- Given records -

* begin *

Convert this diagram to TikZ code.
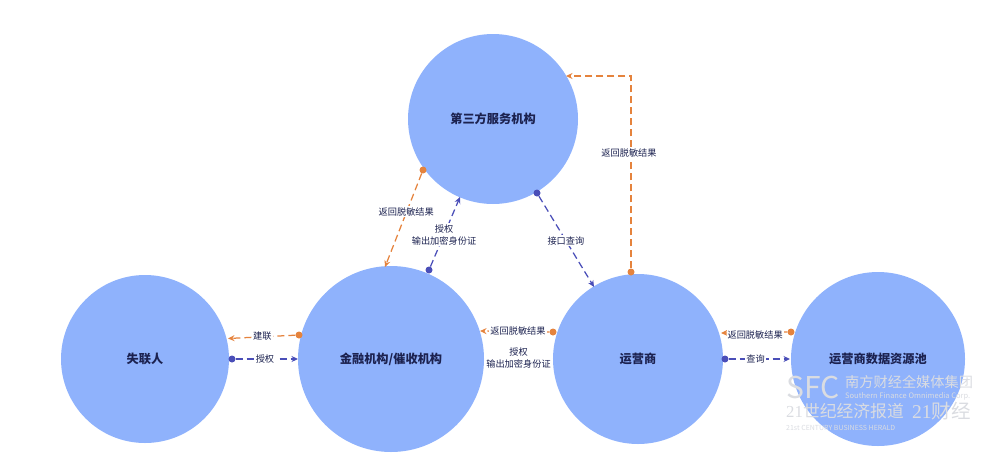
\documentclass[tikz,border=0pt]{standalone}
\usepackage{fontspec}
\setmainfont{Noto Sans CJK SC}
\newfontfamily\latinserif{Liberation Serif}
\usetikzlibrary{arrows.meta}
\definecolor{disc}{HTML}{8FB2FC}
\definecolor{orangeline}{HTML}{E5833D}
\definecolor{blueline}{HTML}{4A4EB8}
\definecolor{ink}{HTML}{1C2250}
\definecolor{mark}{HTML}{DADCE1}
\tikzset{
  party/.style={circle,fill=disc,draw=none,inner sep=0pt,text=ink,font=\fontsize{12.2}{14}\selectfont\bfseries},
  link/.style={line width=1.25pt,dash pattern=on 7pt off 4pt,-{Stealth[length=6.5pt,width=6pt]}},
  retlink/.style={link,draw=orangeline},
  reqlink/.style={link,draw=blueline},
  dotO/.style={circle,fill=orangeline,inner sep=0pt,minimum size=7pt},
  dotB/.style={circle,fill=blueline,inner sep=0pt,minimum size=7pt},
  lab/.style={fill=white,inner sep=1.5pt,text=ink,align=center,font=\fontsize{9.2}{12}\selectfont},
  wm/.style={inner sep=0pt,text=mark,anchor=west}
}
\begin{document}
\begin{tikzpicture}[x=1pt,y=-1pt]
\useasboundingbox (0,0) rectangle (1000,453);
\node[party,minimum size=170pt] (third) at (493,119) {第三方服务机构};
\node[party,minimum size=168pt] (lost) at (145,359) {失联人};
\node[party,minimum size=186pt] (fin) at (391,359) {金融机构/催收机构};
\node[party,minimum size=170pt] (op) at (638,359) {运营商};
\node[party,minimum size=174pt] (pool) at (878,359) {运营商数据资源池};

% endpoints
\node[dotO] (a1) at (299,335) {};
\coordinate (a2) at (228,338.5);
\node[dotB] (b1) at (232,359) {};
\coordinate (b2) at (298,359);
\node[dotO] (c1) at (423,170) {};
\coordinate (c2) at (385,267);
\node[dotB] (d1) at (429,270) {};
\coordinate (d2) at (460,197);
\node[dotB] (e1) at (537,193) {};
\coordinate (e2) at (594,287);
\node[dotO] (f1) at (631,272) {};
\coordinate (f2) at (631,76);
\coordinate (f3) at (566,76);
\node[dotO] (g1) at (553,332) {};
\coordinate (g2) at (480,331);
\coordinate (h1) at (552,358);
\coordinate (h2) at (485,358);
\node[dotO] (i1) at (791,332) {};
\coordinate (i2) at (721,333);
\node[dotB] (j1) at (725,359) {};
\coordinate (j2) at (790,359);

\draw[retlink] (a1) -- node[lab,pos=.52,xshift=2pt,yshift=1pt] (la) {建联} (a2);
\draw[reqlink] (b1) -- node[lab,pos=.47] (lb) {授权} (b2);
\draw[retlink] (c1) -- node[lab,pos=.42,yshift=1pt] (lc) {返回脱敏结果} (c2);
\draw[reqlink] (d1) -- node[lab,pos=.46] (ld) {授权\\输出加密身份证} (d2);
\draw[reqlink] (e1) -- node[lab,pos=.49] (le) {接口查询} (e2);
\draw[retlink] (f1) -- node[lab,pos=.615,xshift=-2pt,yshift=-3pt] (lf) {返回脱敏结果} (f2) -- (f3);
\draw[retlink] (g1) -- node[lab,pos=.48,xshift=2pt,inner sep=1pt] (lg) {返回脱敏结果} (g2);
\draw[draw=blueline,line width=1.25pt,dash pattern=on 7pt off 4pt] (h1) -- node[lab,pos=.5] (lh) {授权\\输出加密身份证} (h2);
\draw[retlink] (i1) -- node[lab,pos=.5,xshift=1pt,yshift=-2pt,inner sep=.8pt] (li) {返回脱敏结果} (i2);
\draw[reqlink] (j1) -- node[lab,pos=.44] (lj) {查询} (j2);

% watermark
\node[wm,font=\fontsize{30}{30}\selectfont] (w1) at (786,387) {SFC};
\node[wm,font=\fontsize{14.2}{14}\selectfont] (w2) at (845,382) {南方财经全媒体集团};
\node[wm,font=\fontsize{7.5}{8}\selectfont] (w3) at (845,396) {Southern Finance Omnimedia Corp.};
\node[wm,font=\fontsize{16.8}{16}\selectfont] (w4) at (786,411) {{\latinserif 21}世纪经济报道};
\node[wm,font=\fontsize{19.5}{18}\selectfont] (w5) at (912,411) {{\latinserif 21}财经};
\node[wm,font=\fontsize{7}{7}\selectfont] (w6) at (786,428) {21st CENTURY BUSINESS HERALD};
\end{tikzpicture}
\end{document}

* end *
* begin *

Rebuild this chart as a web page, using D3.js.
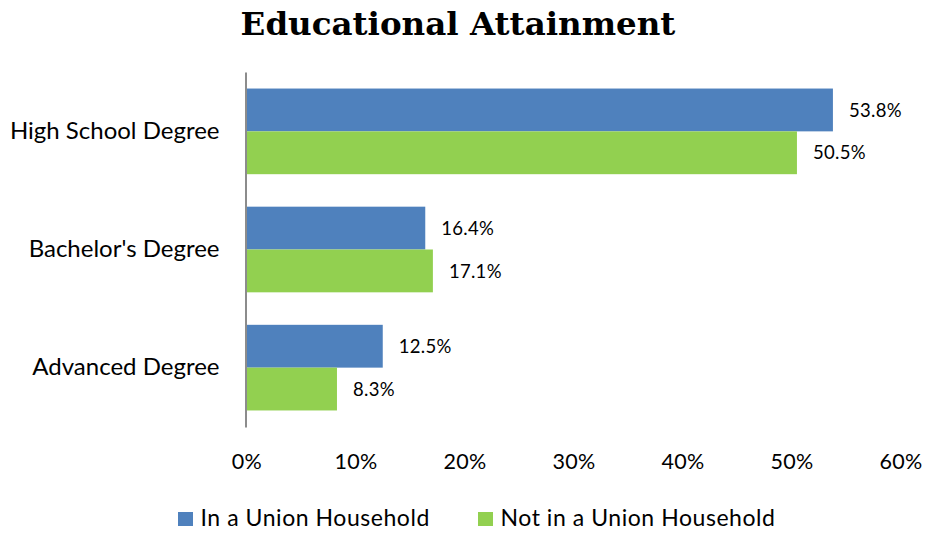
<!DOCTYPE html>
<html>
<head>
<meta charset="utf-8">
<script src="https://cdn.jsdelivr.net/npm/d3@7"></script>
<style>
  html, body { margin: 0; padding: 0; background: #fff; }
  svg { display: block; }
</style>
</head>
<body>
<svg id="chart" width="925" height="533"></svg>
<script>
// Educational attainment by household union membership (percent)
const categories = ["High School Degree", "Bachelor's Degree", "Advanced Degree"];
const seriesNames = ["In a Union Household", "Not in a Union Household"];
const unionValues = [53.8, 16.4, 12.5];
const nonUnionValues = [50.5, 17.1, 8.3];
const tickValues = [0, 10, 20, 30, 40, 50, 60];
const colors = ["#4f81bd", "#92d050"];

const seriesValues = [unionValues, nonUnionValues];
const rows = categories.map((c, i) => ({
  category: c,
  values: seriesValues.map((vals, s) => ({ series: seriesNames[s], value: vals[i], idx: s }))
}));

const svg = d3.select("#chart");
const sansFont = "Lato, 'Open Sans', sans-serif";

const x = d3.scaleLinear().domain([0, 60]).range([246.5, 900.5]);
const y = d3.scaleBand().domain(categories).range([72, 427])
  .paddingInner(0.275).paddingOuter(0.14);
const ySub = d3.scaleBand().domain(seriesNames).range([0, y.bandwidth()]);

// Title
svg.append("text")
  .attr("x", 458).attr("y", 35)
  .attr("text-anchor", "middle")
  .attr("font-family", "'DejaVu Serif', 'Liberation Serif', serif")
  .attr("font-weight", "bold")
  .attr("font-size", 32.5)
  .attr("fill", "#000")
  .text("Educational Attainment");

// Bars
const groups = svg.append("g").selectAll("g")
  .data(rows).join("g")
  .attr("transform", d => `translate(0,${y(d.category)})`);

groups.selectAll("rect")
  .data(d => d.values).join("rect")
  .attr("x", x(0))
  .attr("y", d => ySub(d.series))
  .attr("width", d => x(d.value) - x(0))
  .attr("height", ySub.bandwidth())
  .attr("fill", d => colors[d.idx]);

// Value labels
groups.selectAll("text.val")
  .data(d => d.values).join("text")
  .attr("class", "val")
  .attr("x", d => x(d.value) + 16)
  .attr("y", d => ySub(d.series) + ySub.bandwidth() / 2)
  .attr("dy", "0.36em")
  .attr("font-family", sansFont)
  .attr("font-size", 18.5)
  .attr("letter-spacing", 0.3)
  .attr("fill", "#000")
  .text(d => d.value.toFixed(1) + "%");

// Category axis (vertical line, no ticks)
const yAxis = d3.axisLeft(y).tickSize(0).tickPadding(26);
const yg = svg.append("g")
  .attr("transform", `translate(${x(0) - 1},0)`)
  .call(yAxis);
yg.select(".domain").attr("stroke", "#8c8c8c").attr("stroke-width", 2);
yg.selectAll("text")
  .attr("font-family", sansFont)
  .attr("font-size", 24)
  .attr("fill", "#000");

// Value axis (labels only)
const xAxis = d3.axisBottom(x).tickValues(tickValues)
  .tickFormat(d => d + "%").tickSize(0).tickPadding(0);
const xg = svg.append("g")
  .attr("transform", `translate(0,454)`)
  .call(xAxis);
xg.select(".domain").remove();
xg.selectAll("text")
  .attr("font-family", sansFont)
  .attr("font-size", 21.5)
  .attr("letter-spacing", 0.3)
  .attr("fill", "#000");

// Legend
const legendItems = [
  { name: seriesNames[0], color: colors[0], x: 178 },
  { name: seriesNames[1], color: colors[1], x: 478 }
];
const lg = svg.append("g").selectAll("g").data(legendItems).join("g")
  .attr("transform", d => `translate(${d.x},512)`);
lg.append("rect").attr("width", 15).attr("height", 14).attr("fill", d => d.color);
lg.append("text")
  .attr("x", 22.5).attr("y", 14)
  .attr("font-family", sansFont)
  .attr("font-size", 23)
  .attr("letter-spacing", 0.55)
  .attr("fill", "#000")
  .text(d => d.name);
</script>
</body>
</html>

* end *
* begin *

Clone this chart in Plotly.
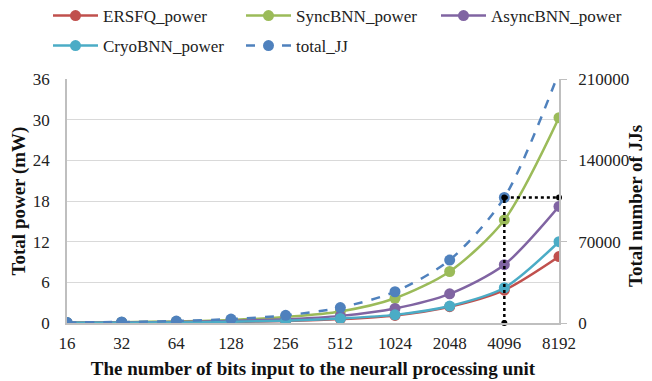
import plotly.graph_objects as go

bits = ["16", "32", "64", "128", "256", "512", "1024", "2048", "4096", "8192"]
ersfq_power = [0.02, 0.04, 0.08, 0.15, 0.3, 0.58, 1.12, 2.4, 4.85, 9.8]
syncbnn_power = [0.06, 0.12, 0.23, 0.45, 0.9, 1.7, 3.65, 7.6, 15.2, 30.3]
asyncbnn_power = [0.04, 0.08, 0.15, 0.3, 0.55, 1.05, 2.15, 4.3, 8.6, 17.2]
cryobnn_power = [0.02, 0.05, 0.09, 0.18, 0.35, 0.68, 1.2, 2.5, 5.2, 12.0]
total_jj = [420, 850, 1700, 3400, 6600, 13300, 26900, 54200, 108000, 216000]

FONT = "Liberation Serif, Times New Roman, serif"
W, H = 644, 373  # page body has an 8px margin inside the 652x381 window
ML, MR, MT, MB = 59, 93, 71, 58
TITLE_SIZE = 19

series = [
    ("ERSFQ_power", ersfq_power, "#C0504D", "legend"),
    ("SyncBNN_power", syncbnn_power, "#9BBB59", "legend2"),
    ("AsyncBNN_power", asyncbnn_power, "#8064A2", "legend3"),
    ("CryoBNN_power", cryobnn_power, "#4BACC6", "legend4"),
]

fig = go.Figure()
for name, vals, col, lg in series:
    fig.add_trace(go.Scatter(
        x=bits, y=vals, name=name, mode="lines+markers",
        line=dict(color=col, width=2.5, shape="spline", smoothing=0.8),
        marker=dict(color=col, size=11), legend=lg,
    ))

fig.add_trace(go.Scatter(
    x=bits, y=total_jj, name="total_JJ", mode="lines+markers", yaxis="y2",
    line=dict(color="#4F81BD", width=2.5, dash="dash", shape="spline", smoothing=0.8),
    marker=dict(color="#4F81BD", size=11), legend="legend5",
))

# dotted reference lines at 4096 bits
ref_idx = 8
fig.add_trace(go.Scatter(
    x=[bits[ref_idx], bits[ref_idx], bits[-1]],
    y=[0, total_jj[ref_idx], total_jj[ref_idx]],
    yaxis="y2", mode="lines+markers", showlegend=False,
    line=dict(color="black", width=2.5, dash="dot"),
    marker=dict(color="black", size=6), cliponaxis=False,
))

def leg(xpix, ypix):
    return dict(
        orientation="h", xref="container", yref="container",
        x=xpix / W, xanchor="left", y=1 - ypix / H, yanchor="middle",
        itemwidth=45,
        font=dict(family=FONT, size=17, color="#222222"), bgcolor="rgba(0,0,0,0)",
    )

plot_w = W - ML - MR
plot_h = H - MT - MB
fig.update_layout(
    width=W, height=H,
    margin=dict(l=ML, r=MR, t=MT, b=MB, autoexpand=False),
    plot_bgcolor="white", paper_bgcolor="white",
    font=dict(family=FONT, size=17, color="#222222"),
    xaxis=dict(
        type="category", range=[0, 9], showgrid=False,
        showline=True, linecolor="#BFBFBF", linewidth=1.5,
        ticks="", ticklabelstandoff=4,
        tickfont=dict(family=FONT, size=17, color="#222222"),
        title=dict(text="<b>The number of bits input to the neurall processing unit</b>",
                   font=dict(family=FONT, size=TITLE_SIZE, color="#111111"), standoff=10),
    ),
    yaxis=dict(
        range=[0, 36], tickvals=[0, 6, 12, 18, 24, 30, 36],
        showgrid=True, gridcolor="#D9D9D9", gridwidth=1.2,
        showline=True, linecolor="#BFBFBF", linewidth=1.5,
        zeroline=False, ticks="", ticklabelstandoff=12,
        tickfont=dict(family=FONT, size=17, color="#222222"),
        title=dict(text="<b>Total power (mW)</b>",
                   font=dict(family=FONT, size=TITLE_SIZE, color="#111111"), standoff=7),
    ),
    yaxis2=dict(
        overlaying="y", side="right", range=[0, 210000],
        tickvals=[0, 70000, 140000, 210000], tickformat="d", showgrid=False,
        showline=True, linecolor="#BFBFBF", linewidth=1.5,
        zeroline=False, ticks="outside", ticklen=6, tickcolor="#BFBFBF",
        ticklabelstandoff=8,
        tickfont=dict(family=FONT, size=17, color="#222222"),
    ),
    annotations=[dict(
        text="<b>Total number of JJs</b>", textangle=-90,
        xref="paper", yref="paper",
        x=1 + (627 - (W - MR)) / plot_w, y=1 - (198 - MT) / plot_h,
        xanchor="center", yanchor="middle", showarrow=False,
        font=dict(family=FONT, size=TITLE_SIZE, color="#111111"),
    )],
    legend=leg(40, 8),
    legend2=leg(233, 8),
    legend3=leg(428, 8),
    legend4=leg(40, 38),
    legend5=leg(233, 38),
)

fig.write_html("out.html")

* end *

- What to work on -
Make an exact copy of only the lines from the one with "Rebuild this chart" through the one with "d => colors[d.idx]);". Pictures don't belong in it.

- The solution -
Rebuild this chart as a web page, using D3.js.
<!DOCTYPE html>
<html>
<head>
<meta charset="utf-8">
<script src="https://cdn.jsdelivr.net/npm/d3@7"></script>
<style>
  html, body { margin: 0; padding: 0; background: #fff; }
  svg { display: block; }
</style>
</head>
<body>
<svg id="chart" width="925" height="533"></svg>
<script>
// Educational attainment by household union membership (percent)
const categories = ["High School Degree", "Bachelor's Degree", "Advanced Degree"];
const seriesNames = ["In a Union Household", "Not in a Union Household"];
const unionValues = [53.8, 16.4, 12.5];
const nonUnionValues = [50.5, 17.1, 8.3];
const tickValues = [0, 10, 20, 30, 40, 50, 60];
const colors = ["#4f81bd", "#92d050"];

const seriesValues = [unionValues, nonUnionValues];
const rows = categories.map((c, i) => ({
  category: c,
  values: seriesValues.map((vals, s) => ({ series: seriesNames[s], value: vals[i], idx: s }))
}));

const svg = d3.select("#chart");
const sansFont = "Lato, 'Open Sans', sans-serif";

const x = d3.scaleLinear().domain([0, 60]).range([246.5, 900.5]);
const y = d3.scaleBand().domain(categories).range([72, 427])
  .paddingInner(0.275).paddingOuter(0.14);
const ySub = d3.scaleBand().domain(seriesNames).range([0, y.bandwidth()]);

// Title
svg.append("text")
  .attr("x", 458).attr("y", 35)
  .attr("text-anchor", "middle")
  .attr("font-family", "'DejaVu Serif', 'Liberation Serif', serif")
  .attr("font-weight", "bold")
  .attr("font-size", 32.5)
  .attr("fill", "#000")
  .text("Educational Attainment");

// Bars
const groups = svg.append("g").selectAll("g")
  .data(rows).join("g")
  .attr("transform", d => `translate(0,${y(d.category)})`);

groups.selectAll("rect")
  .data(d => d.values).join("rect")
  .attr("x", x(0))
  .attr("y", d => ySub(d.series))
  .attr("width", d => x(d.value) - x(0))
  .attr("height", ySub.bandwidth())
  .attr("fill", d => colors[d.idx]);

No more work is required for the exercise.